# Here is array of candle holders



## Glenmore (Sep 10, 2004)

Here are the candle holders that I'm taking to the craftshow. I have tapered, pilar some of these are made from red oak and walnut combo. But the rest were made of red oak. Glass candle holder are for the small candles sorry can't think of the name off hand of them. Hope enjoy these. Most of them were done with red mohogany and a santin poly finish. The ones that look unstained were done with turning oil.


----------



## Joe Lyddon (Sep 11, 2004)

*Beautifull!!

Hope you make some $$$ with them!!*
​
Again...
What kind of prices are you looking for?

You've been a BUSY boy!


----------



## BernieW (Sep 12, 2006)

You have been a busy boy. Very nicely done. I do like the finish to. Keep'em coming. Hope you make some bucks.


----------



## Drugstore Cowboy (May 17, 2007)

Glenmore said:


> .. .Glass candle holder are for the small candles sorry can't think of the name off hand of them. . . .


Think the word you are looking for is -
votive candle
from their common association with prayers and vows.


----------



## Joe Lyddon (Sep 11, 2004)

Drugstore Cowboy said:


> Think the word you are looking for is -
> votive candle
> from their common association with prayers and vows.



I thought they were Tea Lights... (???)

*CORRECTION:
I just showed the pic. to the boss... she concurs... 
Votive Candle Holders.*


----------



## Glenmore (Sep 10, 2004)

THanks Cowboy that's the word I was looking for.
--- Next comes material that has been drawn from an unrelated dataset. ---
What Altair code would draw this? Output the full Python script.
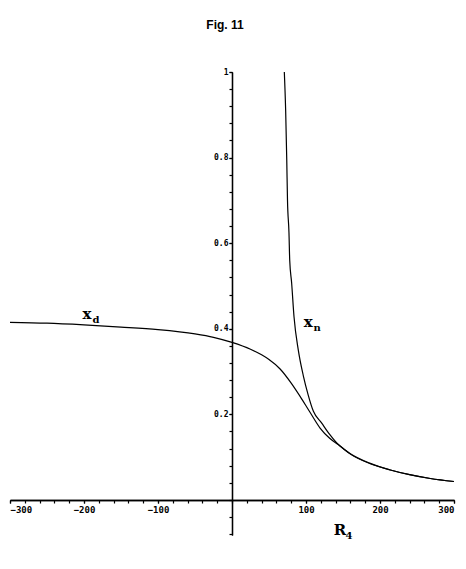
import altair as alt
import pandas as pd

# x_d curve
xd_x = [-300, -250, -200, -150, -100, -50, -25, 0, 25, 40, 50, 65, 80, 92, 105, 119, 132, 146, 160, 186, 214, 240, 268, 300]
xd_y = [0.415, 0.413, 0.409, 0.404, 0.398, 0.388, 0.380, 0.368, 0.352, 0.339, 0.328, 0.306, 0.273, 0.242, 0.206, 0.168, 0.144, 0.126, 0.107, 0.085, 0.070, 0.059, 0.050, 0.043]
# x_n curve
xn_x = [70.7, 72.5, 74, 75, 77, 78, 80.6, 83.8, 89.6, 96.4, 103, 110, 121, 132, 140, 146, 160, 186, 214, 240, 268, 300]
xn_y = [1.0, 0.911, 0.794, 0.70, 0.624, 0.56, 0.507, 0.428, 0.350, 0.290, 0.245, 0.207, 0.180, 0.153, 0.136, 0.126, 0.108, 0.086, 0.070, 0.059, 0.050, 0.043]

# curve labels
lab_text = ["x", "x", "R"]
lab_sub = ["d", "n", "4"]
lab_x = [-196, 103, 146]
lab_y = [0.434, 0.415, -0.07]

# axis ticks
x_major = [-300, -200, -100, 100, 200, 300]
x_minor = list(range(-300, 301, 20))
y_major = [0.2, 0.4, 0.6, 0.8, 1]
y_minor = [round(i * 0.04, 2) for i in range(-2, 26)]

rows = []
for i, (a, b) in enumerate(zip(xd_x, xd_y)):
    rows.append({"series": "x_d", "i": i, "x": a, "y": b})
for i, (a, b) in enumerate(zip(xn_x, xn_y)):
    rows.append({"series": "x_n", "i": i, "x": a, "y": b})
df = pd.DataFrame(rows)
labels = pd.DataFrame({"t": lab_text, "s": lab_sub, "x": lab_x, "y": lab_y})

xscale = alt.Scale(domain=[-300, 300], nice=False, zero=False)
yscale = alt.Scale(domain=[-0.082, 1], nice=False, zero=False)

common = dict(
    title=None, grid=False, labelColor="black", tickColor="black", domainColor="black",
    tickSize=3, domainWidth=1.3, tickWidth=1.2, labelOverlap=False,
    labelFont="DejaVu Sans Mono", labelFontWeight="bold",
)

x_major_axis = alt.Axis(values=x_major, orient="bottom", offset=-35, format="d",
                        labelFontSize=9, labelPadding=2, **common)
y_major_axis = alt.Axis(values=y_major, orient="left", offset=-222, format="",
                        labelFontSize=8, labelPadding=1, **common)
x_minor_axis = alt.Axis(values=x_minor, orient="bottom", offset=-35, labels=False, **common)
y_minor_axis = alt.Axis(values=y_minor, orient="left", offset=-222, labels=False, **common)

lines = alt.Chart(df).mark_line(color="black", strokeWidth=1.2, interpolate="monotone").encode(
    x=alt.X("x:Q", scale=xscale, axis=x_major_axis),
    y=alt.Y("y:Q", scale=yscale, axis=y_major_axis),
    detail="series:N",
    order="i:Q",
)

minor = alt.Chart(df).mark_point(opacity=0).encode(
    x=alt.X("x:Q", scale=xscale, axis=x_minor_axis),
    y=alt.Y("y:Q", scale=yscale, axis=y_minor_axis),
)

main_txt = alt.Chart(labels).mark_text(
    font="DejaVu Serif", fontSize=15, fontWeight="bold", color="black"
).encode(x=alt.X("x:Q", scale=xscale, axis=None), y=alt.Y("y:Q", scale=yscale, axis=None), text="t:N")

sub_txt = alt.Chart(labels).mark_text(
    font="DejaVu Serif", fontSize=10, fontWeight="bold", color="black", dx=9, dy=6
).encode(x=alt.X("x:Q", scale=xscale, axis=None), y=alt.Y("y:Q", scale=yscale, axis=None), text="s:N")

chart = alt.layer(lines, minor, main_txt, sub_txt).resolve_axis(
    x="independent", y="independent"
).properties(
    width=444, height=463,
    autosize=alt.AutoSizeParams(type="none"),
    padding={"left": 2, "top": 64, "right": 4, "bottom": 26},
    title=alt.TitleParams(
        "Fig. 11", font="Liberation Sans", fontSize=12, fontWeight="bold",
        color="black", anchor="middle", frame="group", offset=36, dx=-7,
    ),
    background="white",
).configure_view(stroke=None)

chart.save("out.html", embed_options={"renderer": "svg", "actions": False})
Did some more turning today made some tapered candle holders out of 4x4 pine really nice so I will have more pics of them . Thanks guys.


----------



## Dr.Zook (Sep 10, 2004)

Really nice Glenmore.  You're keeping that new lathe busy. Hope you have continued good health.


----------



## Glenmore (Sep 10, 2004)

Thanks Dave leg is acting up a little from the heat but I'm still chugging along. Wait til I get some more of them pine candle holders done they are even better then the oak ones above. And I don't beat myself up as much. hahaha


----------



## challagan (Feb 7, 2006)

Good luck Genmore, very nice. 

corey


----------



## Rolf Maxa (Feb 8, 2005)

Really nice work, I like those candle holders.

Rolf


----------



## nzgeordie (Oct 22, 2006)

Great work as usual Glenmore! Can you tell me what the inserts are in the tops of your candlesticks and where you get them? I've been using the necks of glass bottles cut down to suit but it's a real pain.


----------



## Glenmore (Sep 10, 2004)

I get them from www.woodturnerscatalog.com they even have the glass ones. When you get there just put candle cups in the search and you will find them.


----------